Start here. Always start here. Neuromancer is not just the first book in the Sprawl trilogy — it is the founding document of an entire way of imagining the future. Even if you have absorbed its ideas through decades of films, games, and other novels, reading the original is a revelation: the ideas are sharper, stranger, and more unsettling than any of their descendants.

HOW TO IMMERSE YOURSELF

01

Read it at night, in a city, with the rain on the windows if you can arrange it.

02

Pay attention to the opening chapters in Chiba City — Gibson establishes his world through accumulation of detail, and the atmosphere he builds in those first fifty pages is the foundation of everything that follows.

03

Do not worry if you do not understand everything on first read. Neuromancer rewards rereading. The second time through, you will see the architecture beneath the surface.

04

The novel's ending is one of the most quietly devastating in science fiction.
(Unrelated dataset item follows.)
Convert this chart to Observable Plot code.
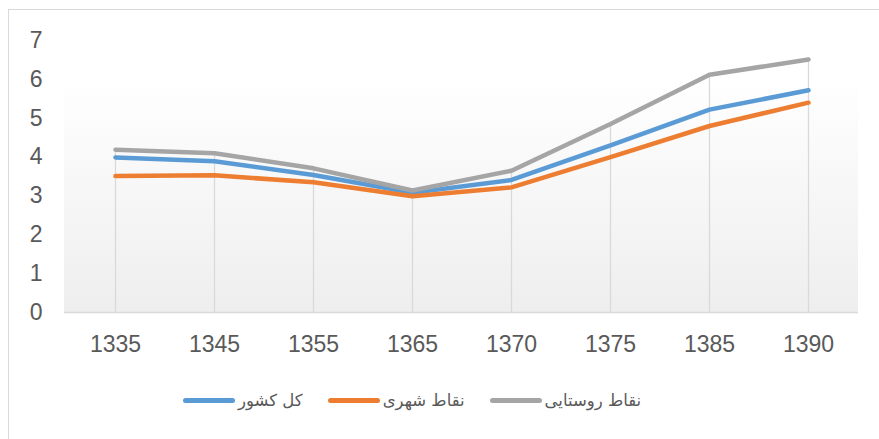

When you reach it, sit with it for a moment before moving on.

READING ORDER

WHERE TO BEGIN

The Complete Experience

Read Burning Chrome first to understand where the ideas came from, then move through the trilogy in order: Neuromancer → Count Zero → Mona Lisa Overdrive. This is the fullest immersion in Gibson's world.

The Essential Path

Start with Neuromancer. If it grips you — and it will — read the rest. If you want to understand the short fiction that preceded it, Burning Chrome is waiting.

The Short Fiction Entry

If you are new to Gibson and uncertain about committing to a novel, start with the short stories in Burning Chrome. 'Burning Chrome' and 'Johnny Mnemonic' are the best entry points — each is self-contained and each demonstrates Gibson's style at its most concentrated.